--- Start of Data shown ---

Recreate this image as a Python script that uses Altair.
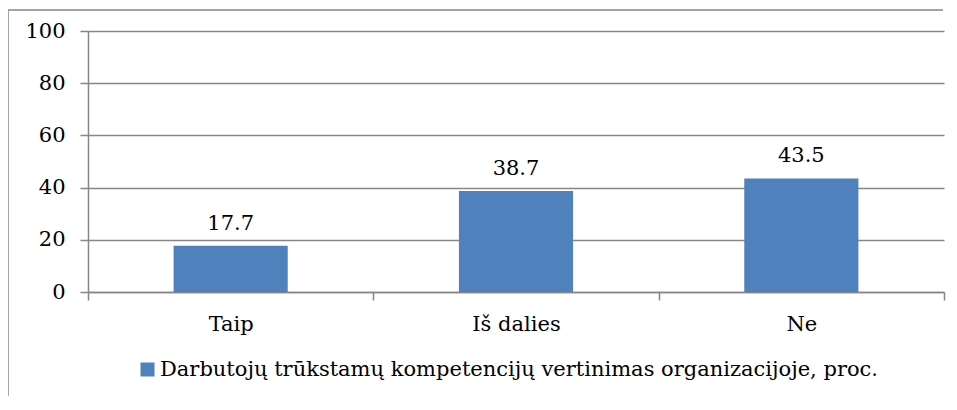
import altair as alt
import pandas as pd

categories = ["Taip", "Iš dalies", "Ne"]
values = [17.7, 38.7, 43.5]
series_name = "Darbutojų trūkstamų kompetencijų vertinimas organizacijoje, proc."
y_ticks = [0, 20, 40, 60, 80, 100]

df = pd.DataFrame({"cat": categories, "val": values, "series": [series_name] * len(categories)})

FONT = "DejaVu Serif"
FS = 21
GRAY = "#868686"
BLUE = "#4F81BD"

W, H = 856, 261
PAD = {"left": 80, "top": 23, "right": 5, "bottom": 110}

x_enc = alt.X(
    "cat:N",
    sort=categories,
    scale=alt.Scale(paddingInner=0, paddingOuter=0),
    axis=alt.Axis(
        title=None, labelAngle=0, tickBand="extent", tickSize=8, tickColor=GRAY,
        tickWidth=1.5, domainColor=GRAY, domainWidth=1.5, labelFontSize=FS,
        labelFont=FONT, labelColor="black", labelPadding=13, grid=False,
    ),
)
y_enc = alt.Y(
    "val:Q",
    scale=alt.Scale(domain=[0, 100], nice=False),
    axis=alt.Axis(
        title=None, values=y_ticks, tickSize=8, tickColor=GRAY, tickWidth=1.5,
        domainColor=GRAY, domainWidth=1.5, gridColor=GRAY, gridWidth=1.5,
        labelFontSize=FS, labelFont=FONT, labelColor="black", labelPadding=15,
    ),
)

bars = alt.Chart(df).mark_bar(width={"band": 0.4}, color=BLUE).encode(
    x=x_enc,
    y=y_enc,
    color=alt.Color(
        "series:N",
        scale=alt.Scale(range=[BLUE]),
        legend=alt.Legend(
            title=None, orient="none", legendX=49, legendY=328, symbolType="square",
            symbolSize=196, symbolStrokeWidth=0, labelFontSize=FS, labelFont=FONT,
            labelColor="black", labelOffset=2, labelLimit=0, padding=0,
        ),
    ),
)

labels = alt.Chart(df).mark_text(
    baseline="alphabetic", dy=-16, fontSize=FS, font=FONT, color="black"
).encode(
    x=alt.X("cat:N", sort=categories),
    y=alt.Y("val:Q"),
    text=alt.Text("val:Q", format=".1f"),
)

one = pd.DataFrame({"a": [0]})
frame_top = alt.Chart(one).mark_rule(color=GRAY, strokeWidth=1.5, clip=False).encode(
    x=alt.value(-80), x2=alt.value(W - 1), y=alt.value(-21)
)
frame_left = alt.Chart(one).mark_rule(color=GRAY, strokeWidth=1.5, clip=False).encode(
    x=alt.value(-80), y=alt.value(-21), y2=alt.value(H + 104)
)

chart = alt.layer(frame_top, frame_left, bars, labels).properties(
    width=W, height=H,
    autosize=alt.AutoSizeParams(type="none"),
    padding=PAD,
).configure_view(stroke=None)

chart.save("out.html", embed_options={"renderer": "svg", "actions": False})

--- End of Data shown ---

● **What the task requires**: Give an exact reproduction of every line, leaving out any picture.

● **Exercise result**:
Recreate this image as a Python script that uses Altair.
import altair as alt
import pandas as pd

categories = ["Taip", "Iš dalies", "Ne"]
values = [17.7, 38.7, 43.5]
series_name = "Darbutojų trūkstamų kompetencijų vertinimas organizacijoje, proc."
y_ticks = [0, 20, 40, 60, 80, 100]

df = pd.DataFrame({"cat": categories, "val": values, "series": [series_name] * len(categories)})

FONT = "DejaVu Serif"
FS = 21
GRAY = "#868686"
BLUE = "#4F81BD"

W, H = 856, 261
PAD = {"left": 80, "top": 23, "right": 5, "bottom": 110}

x_enc = alt.X(
    "cat:N",
    sort=categories,
    scale=alt.Scale(paddingInner=0, paddingOuter=0),
    axis=alt.Axis(
        title=None, labelAngle=0, tickBand="extent", tickSize=8, tickColor=GRAY,
        tickWidth=1.5, domainColor=GRAY, domainWidth=1.5, labelFontSize=FS,
        labelFont=FONT, labelColor="black", labelPadding=13, grid=False,
    ),
)
y_enc = alt.Y(
    "val:Q",
    scale=alt.Scale(domain=[0, 100], nice=False),
    axis=alt.Axis(
        title=None, values=y_ticks, tickSize=8, tickColor=GRAY, tickWidth=1.5,
        domainColor=GRAY, domainWidth=1.5, gridColor=GRAY, gridWidth=1.5,
        labelFontSize=FS, labelFont=FONT, labelColor="black", labelPadding=15,
    ),
)

bars = alt.Chart(df).mark_bar(width={"band": 0.4}, color=BLUE).encode(
    x=x_enc,
    y=y_enc,
    color=alt.Color(
        "series:N",
        scale=alt.Scale(range=[BLUE]),
        legend=alt.Legend(
            title=None, orient="none", legendX=49, legendY=328, symbolType="square",
            symbolSize=196, symbolStrokeWidth=0, labelFontSize=FS, labelFont=FONT,
            labelColor="black", labelOffset=2, labelLimit=0, padding=0,
        ),
    ),
)

labels = alt.Chart(df).mark_text(
    baseline="alphabetic", dy=-16, fontSize=FS, font=FONT, color="black"
).encode(
    x=alt.X("cat:N", sort=categories),
    y=alt.Y("val:Q"),
    text=alt.Text("val:Q", format=".1f"),
)

one = pd.DataFrame({"a": [0]})
frame_top = alt.Chart(one).mark_rule(color=GRAY, strokeWidth=1.5, clip=False).encode(
    x=alt.value(-80), x2=alt.value(W - 1), y=alt.value(-21)
)
frame_left = alt.Chart(one).mark_rule(color=GRAY, strokeWidth=1.5, clip=False).encode(
    x=alt.value(-80), y=alt.value(-21), y2=alt.value(H + 104)
)

chart = alt.layer(frame_top, frame_left, bars, labels).properties(
    width=W, height=H,
    autosize=alt.AutoSizeParams(type="none"),
    padding=PAD,
).configure_view(stroke=None)

chart.save("out.html", embed_options={"renderer": "svg", "actions": False})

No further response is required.